La pastorale telefonica e altre meraviglie dei tempi moderni
Privati del contatto umano, chiusi in casa e relegati a guardare la televisione, stiamo riscoprendo quel grande prodigio tecnologico —dato troppo spesso per scontato — che è il telefono.
Mai come in questo periodo mi sono accorto di quanto la mia vita sia vincolata ad uno schermo.
Qualche settimana prima della quarantena, ho abbandonato ogni pudore contabile e ho deciso di spendere una buona parte del mio stipendio per comprare un iPad.
Non ci ho dormito per un paio di notti, lo ammetto, incerto com'ero se giustificarlo a me stesso come un genere di conforto o un valido strumento di lavoro. Alla fine è bastato un click e via, carta di credito alleggerita e un nuovo giocattolo da sperimentare.
Solo ora mi rendo conto di quanto provvidenziale sia stato quel momento di shopping notturno: senza questi dieci pollici di luminoso vetro temperato, oggi forse non potrei lavorare in modo smart, con buona pace della rivoluzione digitale.

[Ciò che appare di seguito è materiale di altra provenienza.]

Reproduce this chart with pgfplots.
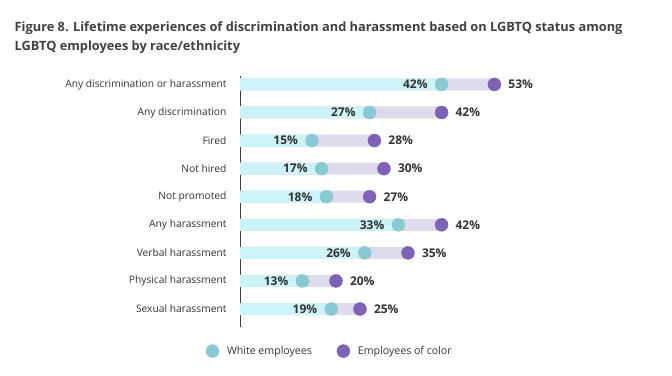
\documentclass[border=0pt]{standalone}
\usepackage{pgfplots}
\pgfplotsset{compat=1.18}
\usepackage{pgfplotstable}
\usepackage{fontspec}
\setmainfont{Open Sans}
\definecolor{barW}{HTML}{CDF2F7}
\definecolor{barC}{HTML}{DFDAEC}
\definecolor{dotW}{HTML}{88C9D3}
\definecolor{dotC}{HTML}{7E63B5}
\definecolor{txt}{HTML}{333333}
\definecolor{ttl}{HTML}{404040}

\pgfplotstableread{
y w c
0 42 53
1 27 42
2 15 28
3 17 30
4 18 27
5 33 42
6 26 35
7 13 20
8 19 25
}\data

\begin{document}
\begin{tikzpicture}
\path (0pt,0pt) rectangle (672pt,375pt);
\node[anchor=base west, inner sep=0pt, font=\bfseries\fontsize{12.8}{15}\selectfont, text=ttl] at (14.5pt,343pt) {Figure 8. Lifetime experiences of discrimination and harassment based on LGBTQ status among};
\node[anchor=base west, inner sep=0pt, font=\bfseries\fontsize{12.8}{15}\selectfont, text=ttl] at (14.5pt,324.3pt) {LGBTQ employees by race/ethnicity};
\begin{axis}[
  at={(240pt,48pt)}, anchor=south west,
  scale only axis, width=384pt, height=251pt,
  xmin=0, xmax=80, ymin=-0.3, ymax=8.64, y dir=reverse,
  axis x line=none, axis y line=left,
  y axis line style={-, draw=black!75, line width=0.8pt},
  ytick={0,...,8}, major tick length=0pt,
  yticklabels={Any discrimination or harassment, Any discrimination, Fired, Not hired, Not promoted, Any harassment, Verbal harassment, Physical harassment, Sexual harassment},
  yticklabel style={font=\fontsize{10.25}{12}\selectfont, text=txt, xshift=-10pt},
  /pgf/number format/assume math mode=true,
  clip=false,
  legend style={at={(rel axis cs:0.234,-0.096)}, anchor=center, draw=none, fill=none, font=\fontsize{10.6}{12}\selectfont, text=txt, legend cell align=left},
  legend columns=2,
  /tikz/every odd column/.append style={column sep=6pt},
  /tikz/every even column/.append style={column sep=23pt},
]
\addplot[xbar, bar width=12pt, bar shift=0pt, draw=none, fill=barC, forget plot] table[x=c, y=y] {\data};
\addplot[xbar, bar width=12pt, bar shift=0pt, draw=none, fill=barW, forget plot] table[x=w, y=y] {\data};
\addplot[color=dotW, only marks, mark=*, mark size=6.5pt, mark options={draw=dotW, fill=dotW}, point meta=x,
  nodes near coords={\pgfmathprintnumber{\pgfplotspointmeta}\%},
  every node near coord/.append style={anchor=east, xshift=-10.5pt, yshift=0pt, font=\bfseries\fontsize{12}{14}\selectfont, text=txt}]
  table[x=w, y=y] {\data};
\addlegendentry{White employees}
\addplot[color=dotC, only marks, mark=*, mark size=6.5pt, mark options={draw=dotC, fill=dotC}, point meta=x,
  nodes near coords={\pgfmathprintnumber{\pgfplotspointmeta}\%},
  every node near coord/.append style={anchor=west, xshift=10.5pt, yshift=0pt, font=\bfseries\fontsize{12}{14}\selectfont, text=txt}]
  table[x=c, y=y] {\data};
\addlegendentry{Employees of color}
\end{axis}
\end{tikzpicture}
\end{document}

Così, ogni mattina, il mio studio si trasferisce nella canonica del borghetto e si divide equamente fra lo schermo dell’iPad e quello del telefono, dove si affollano i messaggi dei colleghi per dividersi ed organizzare il lavoro.
L’intero ufficio è migrato, nel giro di poco tempo, in un gruppo di whatsapp appositamente costituito, ricreando ai quattro cantoni del Veneto la parvenza d’essere ancora tutti nel nostro primo piano veneziano.
La sera, poi, non è raro che la monotonia televisiva — gente chiusa in casa che guarda un canale dedicato ad altre persone che ristrutturano casa, arredano casa e cucinano, in casa — venga interrotta da uno squillo ad annunciare una raffica di fotografie, una telefonata dal paese lontano o un semplice messaggio.
Si scoprono nuovi amici e se ne ritrovano di vecchi, in questo periodo di apparente solitudine domestica dove la telefonata è quasi una liberazione e la videochiamata spesso un festoso rito collettivo. C’è chi si fa sentire e chi invece si nega ma fa tutto parte del gioco, con le sue grandi vittorie e piccole miserie.
Anche Don Fabio passa buona parte della sua mattinata fra una telefonata e l’altra — letteralmente una chiamata all’appello, famiglia per famiglia, dei parrocchiani del paese —, sento il telefono squillare dalla sua stanza e la gioia nella risposta.
È la pastorale telefonica quella a cui assisto quotidianamente, che comincia con la diretta Facebook della messa trasmessa via smartphone e si conclude forse a tarda sera quando, nella chat dei fedeli del paese, arriva un brano del Vangelo da leggere e, magari, commentare insieme.
Anche il parroco della mia parrocchia di pianura ha fatto di necessità virtù, diffondendo quotidianamente brevi messaggi audio in cui spiega la Parola via whatsapp e così facendo ordisce la trama di una comunità altrimenti dispersa e impaurita.
Probabilmente ha ragione l’arcivescovo di Parigi, Michel Aupetit «quando hai sete — spiega il monsignore — diventi sempre più assetato. E quando ci viene data l’acqua, beviamo in abbondanza». Non si spiegherebbero altrimenti le decine di fedeli del borghetto che, quotidianamente, si connettono all’unisono e non perdono una funzione o un rosario al pari di tanti che, forse per la prima volta, hanno scoperto dove sta nel telecomando Tv2000.
A cercar bene fra mille sciocchezze e poche buone notizie, si trovano su Facebook anche le dirette delle messe in rito romano antico, con i canti e le letture in latino, celebrate in una bella chiesa veneziana. I tempi cambiano e si fanno burrascosi, ma nessuno ha intenzione di rimanere indietro.